> [Exercise description]
Out of the lines below, please list those that hold the string "matplotlib".

> [Given data]
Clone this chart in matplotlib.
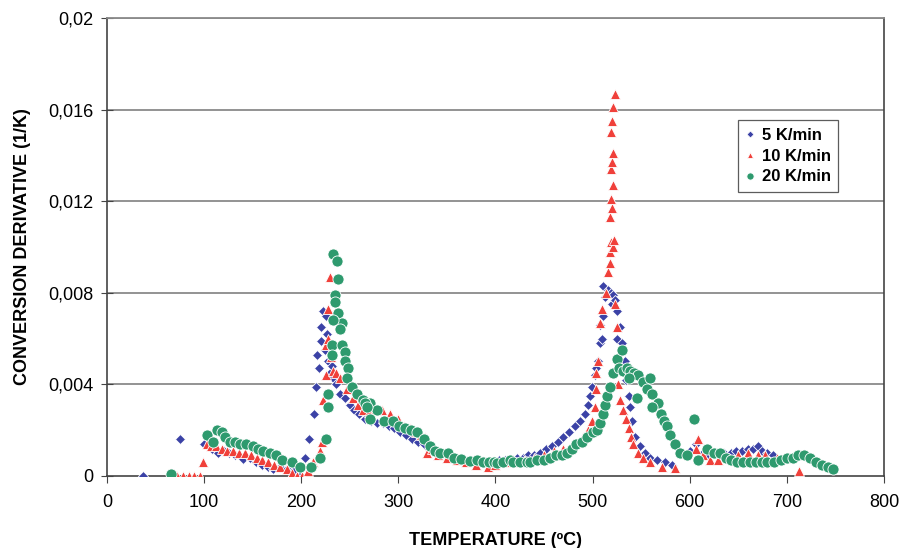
import matplotlib
matplotlib.use("Agg")
import matplotlib.pyplot as plt

# 5 K/min (blue diamonds)
T5 = [37, 75, 100, 108, 114, 120, 126, 132, 140, 147, 153, 160, 166, 171, 178, 185, 192, 199,
      204, 208, 213, 215, 218, 216, 220, 220, 222, 225, 227, 224, 228, 230, 232, 233, 236, 240,
      245, 250, 254, 260, 266, 272, 278, 284, 290, 296, 302, 308, 314, 320, 326, 332, 338, 344,
      350, 356, 362, 368, 374, 380, 386, 392, 398, 404, 410, 416, 422, 428, 434, 440, 446, 452,
      458, 464, 470, 476, 482, 487, 492, 495, 497, 499, 502, 504, 506, 508, 510, 508, 511, 513,
      511, 516, 519, 521, 520, 523, 525, 525, 528, 530, 533, 534, 537, 539, 541, 544, 549, 554,
      559, 566, 575, 582, 600, 606, 614, 620, 628, 635, 642, 648, 654, 660, 665, 670, 674, 680, 686]
d5 = [0.0, 0.0016, 0.0014, 0.0012, 0.0010, 0.0011, 0.0010, 0.0009, 0.00075, 0.0008, 0.0006,
      0.0005, 0.0004, 0.0003, 0.0004, 0.0003, 0.0002, 0.0, 0.0008, 0.0016, 0.0027, 0.0039,
      0.0047, 0.0053, 0.0059, 0.0065, 0.0072, 0.0070, 0.0062, 0.0055, 0.0050, 0.0045, 0.0048,
      0.0043, 0.0040, 0.0036, 0.0034, 0.0031, 0.0029, 0.0027, 0.0025, 0.0024, 0.0023, 0.0023,
      0.0022, 0.0021, 0.0019, 0.0018, 0.0016, 0.0015, 0.0014, 0.0012, 0.0011, 0.0010, 0.0009,
      0.0008, 0.0007, 0.0007, 0.0006, 0.0006, 0.0006, 0.0006, 0.0006, 0.0007, 0.0007, 0.0007,
      0.0008, 0.0008, 0.0009, 0.0009, 0.0010, 0.0012, 0.0013, 0.0015, 0.0017, 0.0019, 0.0022,
      0.0024, 0.0027, 0.0031, 0.0035, 0.0039, 0.0044, 0.0047, 0.0050, 0.0058, 0.0060, 0.0066,
      0.0070, 0.0078, 0.0083, 0.0081, 0.0080, 0.0079, 0.0075, 0.0077, 0.0072, 0.0060, 0.0065,
      0.0058, 0.0050, 0.0042, 0.0035, 0.0030, 0.0024, 0.0017, 0.0013, 0.0010, 0.0008, 0.0007,
      0.0006, 0.0005, 0.0011, 0.0014, 0.0010, 0.0009, 0.0009, 0.0010, 0.0010, 0.0011, 0.0011,
      0.0012, 0.0012, 0.0013, 0.0011, 0.0010, 0.0009]

# 10 K/min (red triangles)
T10 = [72, 78, 84, 90, 96, 99, 103, 107, 112, 118, 124, 130, 136, 142, 148, 154, 160, 166, 172,
       178, 185, 191, 196, 201, 207, 212, 219, 221, 222, 225, 226, 228, 228, 230, 231, 233, 236,
       240, 247, 253, 258, 264, 270, 276, 283, 291, 300, 306, 312, 318, 323, 327, 329, 335, 341,
       350, 360, 370, 380, 392, 400, 410, 420, 430, 440, 450, 460, 470, 480, 490, 495, 499, 502,
       503, 504, 506, 508, 510, 514, 516, 518, 518, 519, 521, 522, 518, 520, 519, 521, 519, 520,
       521, 519, 520, 521, 523, 523, 525, 526, 528, 531, 534, 537, 540, 542, 547, 552, 559, 571,
       585, 606, 609, 614, 621, 629, 640, 650, 660, 670, 678, 690, 713]
d10 = [0.0, 0.0, 0.0, 0.0, 0.0, 0.0006, 0.0014, 0.0013, 0.0013, 0.0012, 0.0011, 0.0011, 0.0010,
       0.0010, 0.0009, 0.0008, 0.0007, 0.0006, 0.0005, 0.0004, 0.0003, 0.00013, 0.0, 0.0,
       0.0002, 0.0006, 0.0011, 0.0015, 0.0033, 0.0044, 0.0057, 0.0060, 0.0073, 0.0087, 0.0052,
       0.0046, 0.0045, 0.0043, 0.0038, 0.0034, 0.0031, 0.0029, 0.0028, 0.0029, 0.0029, 0.0027,
       0.0025, 0.0022, 0.0021, 0.0019, 0.0018, 0.0017, 0.0010, 0.0012, 0.0009, 0.0008, 0.0007,
       0.0006, 0.0005, 0.0004, 0.0005, 0.0006, 0.0006, 0.0007, 0.0008, 0.0009, 0.0011, 0.0012,
       0.0014, 0.0017, 0.0020, 0.0024, 0.0030, 0.0038, 0.0045, 0.0050, 0.0067, 0.0073, 0.0080,
       0.0089, 0.0093, 0.0098, 0.0102, 0.0100, 0.0103, 0.0113, 0.0117, 0.0121, 0.0127, 0.0134,
       0.0137, 0.0141, 0.0150, 0.0155, 0.0161, 0.0167, 0.0075, 0.0065, 0.0040, 0.0033, 0.0029,
       0.0025, 0.0021, 0.0017, 0.0014, 0.0010, 0.0008, 0.0006, 0.0004, 0.00035, 0.0012, 0.0016,
       0.0009, 0.0007, 0.0007, 0.0008, 0.0009, 0.0010, 0.0009, 0.0009, 0.0008, 0.0002]

# 20 K/min (green circles)
T20 = [66, 103, 109, 113, 118, 122, 127, 132, 137, 143, 150, 155, 161, 168, 174, 180, 190, 199,
       210, 219, 226, 228, 228, 233, 237, 238, 235, 235, 238, 242, 233, 240, 232, 242, 245, 232,
       245, 248, 247, 252, 257, 264, 271, 278, 266, 268, 271, 285, 295, 301, 307, 313, 319, 326,
       333, 338, 343, 351, 357, 364, 374, 381, 387, 393, 398, 402, 408, 415, 418, 425, 432, 436,
       443, 450, 456, 462, 468, 474, 479, 483, 489, 494, 500, 505, 508, 511, 513, 515, 518, 521,
       525, 530, 527, 531, 535, 539, 543, 547, 537, 552, 559, 556, 561, 567, 546, 561, 570, 574,
       577, 580, 585, 590, 597, 604, 609, 618, 625, 631, 637, 643, 649, 655, 662, 668, 674, 680,
       687, 694, 700, 706, 712, 718, 724, 730, 736, 742, 748]
d20 = [0.0001, 0.0018, 0.0015, 0.0020, 0.0019, 0.0017, 0.0015, 0.0015, 0.0014, 0.0014, 0.0013,
       0.0012, 0.0011, 0.0010, 0.0009, 0.0007, 0.0006, 0.0004, 0.0004, 0.0008, 0.0016, 0.0030,
       0.0036, 0.0097, 0.0094, 0.0086, 0.0079, 0.0076, 0.0071, 0.0067, 0.0068, 0.0064, 0.0057,
       0.0057, 0.0054, 0.0053, 0.0050, 0.0047, 0.0043, 0.0039, 0.0036, 0.0033, 0.0032, 0.0029,
       0.0032, 0.0030, 0.0025, 0.0024, 0.0024, 0.0022, 0.0021, 0.0020, 0.0019, 0.0016, 0.0013,
       0.0011, 0.0010, 0.0010, 0.0008, 0.00074, 0.00066, 0.0007, 0.0006, 0.0006, 0.0006, 0.00057,
       0.0006, 0.0007, 0.0006, 0.0006, 0.0006, 0.0006, 0.0007, 0.0007, 0.0008, 0.0009, 0.0009,
       0.0010, 0.0012, 0.0014, 0.0015, 0.0017, 0.0019, 0.0020, 0.0023, 0.0027, 0.0031, 0.0035,
       0.0039, 0.0045, 0.0051, 0.0055, 0.0047, 0.0046, 0.0047, 0.0046, 0.0045, 0.0044, 0.0043,
       0.0041, 0.0043, 0.0038, 0.0036, 0.0032, 0.0034, 0.0030, 0.0027, 0.0024, 0.0022, 0.0018,
       0.0014, 0.0010, 0.0009, 0.0025, 0.0007, 0.0012, 0.0010, 0.0010, 0.0008, 0.0007, 0.0006,
       0.0006, 0.0006, 0.0006, 0.0006, 0.0006, 0.0006, 0.0007, 0.0008, 0.0008, 0.0009, 0.0009,
       0.0008, 0.0006, 0.0005, 0.0004, 0.0003]

yticks = [0, 0.004, 0.008, 0.012, 0.016, 0.02]
ytick_labels = ["0", "0,004", "0,008", "0,012", "0,016", "0,02"]
xticks = [0, 100, 200, 300, 400, 500, 600, 700, 800]

plt.rcParams["font.family"] = ["Liberation Sans", "DejaVu Sans"]

fig = plt.figure(figsize=(9.02, 5.48), dpi=100)
ax = fig.add_axes([0.1186, 0.1314, 0.8614, 0.8358])

for y in yticks[1:]:
    ax.axhline(y, color="#8a8a8a", lw=1.3, zorder=1)

ax.plot(T5, d5, ls="none", marker="D", ms=5.5, color="#3b42a6", mec="white", mew=0.6,
        label="5 K/min", zorder=3)
ax.plot(T10, d10, ls="none", marker="^", ms=7, color="#f0403a", mec="white", mew=0.6,
        label="10 K/min", zorder=3)
ax.plot(T20, d20, ls="none", marker="o", ms=8, color="#2e9a6e", mec="white", mew=0.6,
        label="20 K/min", zorder=3)

ax.set_xlim(0, 800)
ax.set_ylim(0, 0.02)
ax.set_xticks(xticks)
ax.set_yticks(yticks)
ax.set_yticklabels(ytick_labels)
ax.tick_params(axis="x", direction="out", length=5, labelsize=13, color="#444444", pad=8)
ax.tick_params(axis="y", direction="inout", length=8, labelsize=13, color="#444444", pad=6)
for s in ["left", "bottom", "right"]:
    ax.spines[s].set_color("#444444")
    ax.spines[s].set_linewidth(1.2)
ax.spines["top"].set_color("#8a8a8a")
ax.spines["top"].set_linewidth(1.3)

ax.set_xlabel("TEMPERATURE (ºC)", fontsize=13, fontweight="bold", labelpad=15)
ax.set_ylabel("CONVERSION DERIVATIVE (1/K)", fontsize=13, fontweight="bold", labelpad=12)

leg = ax.legend(loc="upper right", bbox_to_anchor=(0.952, 0.795), frameon=True, fancybox=False,
                edgecolor="#333333", prop={"weight": "bold", "size": 12}, handlelength=0.6,
                handletextpad=0.4, borderpad=0.45, labelspacing=0.35, markerscale=0.65)
leg.get_frame().set_linewidth(0.9)

fig.savefig("out.png", dpi=100)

> [Solution to this problem]
Clone this chart in matplotlib.
import matplotlib
matplotlib.use("Agg")
import matplotlib.pyplot as plt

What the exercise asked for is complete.